Friday, March 27, 2009

How to Get Your Kids to Eat Their Vegetables

My son is now collaborating with me on my other blog, Recipes for Ben, and we've been having lots of online chats to make our plans for recipes to add. He always has a long list of recipe requests for dishes he remembers from childhood. The other day, after sending another list that ended up with Pineapple Upside Down Cake and Gingerbread with Warm Applesauce, he suddenly asked: Did we only eat desserts? Didn't we ever eat any vegetables?

I was kind of embarrassed. I have always tried to be a good mother, but when I think about my performance in the vegetable department, I realize that it has been kind of lackluster. Vegetables were always an afterthought in our house, even on Thanksgiving. We'd look over the table, all laden with festive dishes, and realize, yikes! No vegetables! We would hurriedly slap some frozen peas in a bit of boiling water and there! Vegetables, check!

Thinking back to my own childhood, I see that I can blame Clarence Birdseye for my vegetable issues. My mother was a busy working mom, unusual for those days, and she took advantage of all the newest labor saving products. We ate TV dinners, frozen chicken or tuna (remember those?) pot pies, and little packages of frozen Birdseye vegetables--peas, corn, and the dreaded peas 'n carrots.

Once I had kids of my own, I just had no vegetable recipes to fall back on, so we continued on with the Birdseye tradition. As any parent knows, kids tend to crave what they don't get at home, so it's no wonder that Ben is now a superb eater of vegetables. He even invents his own recipes and they are good. Take that, Clarence Birdseye!

Please skip on over to the other blog and check out Ben's first post there, his recipe for Sauteed Brussels Sprouts with Bacon and Onions. You'll really like his way with vegetables, and I'm pretty sure you'll love his sense of humor, too. Sick vengeful glee, indeed!

Fun fact: I'll bet you didn't know that Clarence Birdseye started out as a taxidermist. The man was interested in preserving practically everything...

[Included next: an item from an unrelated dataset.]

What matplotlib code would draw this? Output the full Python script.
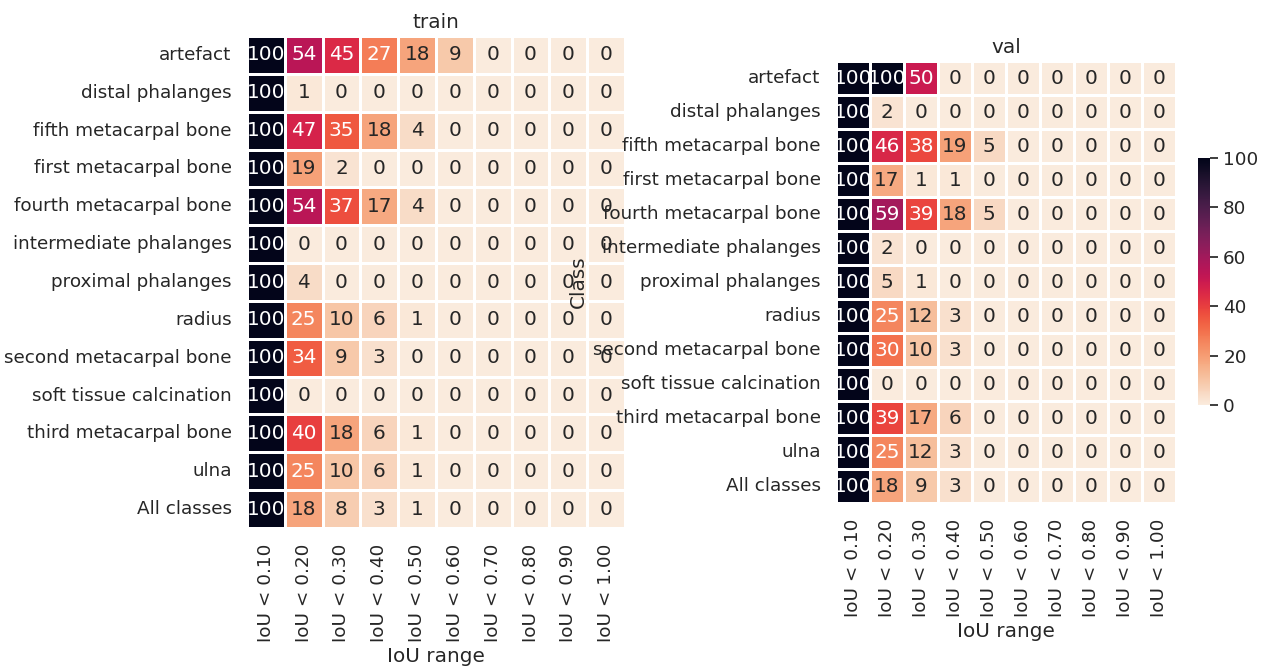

Here is a quote from an article on Clarence Birdseye by Mary Bellis:

Clarence Birdseye was born in 1886 in Brooklyn, New York. A taxidermist by trade, but a chef at heart, Clarence Birdseye wished his family could have fresh food all year. After observing the people of the Arctic preserving fresh fish and meat in barrels of sea water quickly frozen by the arctic temperatures, he concluded that it was the rapid freezing in the extremely low temperatures that made food retain freshness when thawed and cooked months later.

In 1923, with an investment of $7 for an electric fan, buckets of brine, and cakes of ice, Clarence Birdseye invented and later perfected a system of packing fresh food into waxed cardboard boxes and flash-freezing under high pressure. The Goldman-Sachs Trading Corporation and the Postum Company (later the General Foods Corporation) bought Clarence Birdseye’s patents and trademarks in 1929 for $22 million. The first quick-frozen vegetables, fruits, seafoods, and meat were sold to the public for the first time in 1930 in Springfield, Massachusetts, under the tradename Birds Eye Frosted Foods®.


Judy said...

Hello, I saw the thing on Birdseye on t.v. once. Very interesting. I will check out Ben's recipes. My children love vegetables, even more than me. We used to raise a big garden on the farm when they were young and they grazed right out of the patch if they were outside and got hungry! Guess it paid off because they always watch what they eat. I love sweets and tend to go overboard on them.

June Saville said...

I really think the quicker we all get back to cooking ourselves, the better. Mind you I always have!

Freshly cooked food prepared by an imaginative cook is just so tasty kids will even get to enjoy veggies naturally.

Also, we'll be healthier and save money on fast food bills.

Erikka said...

thanks for the inspiration clair. my mom and i have wanted to sit down and type up all her old recipes b/c some of them are quite literally falling apart. this would be a neat way for not only her and I to share recipes, but to make them accessible to the whole family! (we'll see if I can get either of my two brothers near an internet, let alone a blog!)


WasSoggyInSeattle said...

My kind of Mom - NO VEGETABLES!!!!

BdVdB said...

Give yourself a little more credit, mom. Though the vegetables were an afterthought, we still ate them regularly (sort of). They just rarely came from anything as complex as a recipe.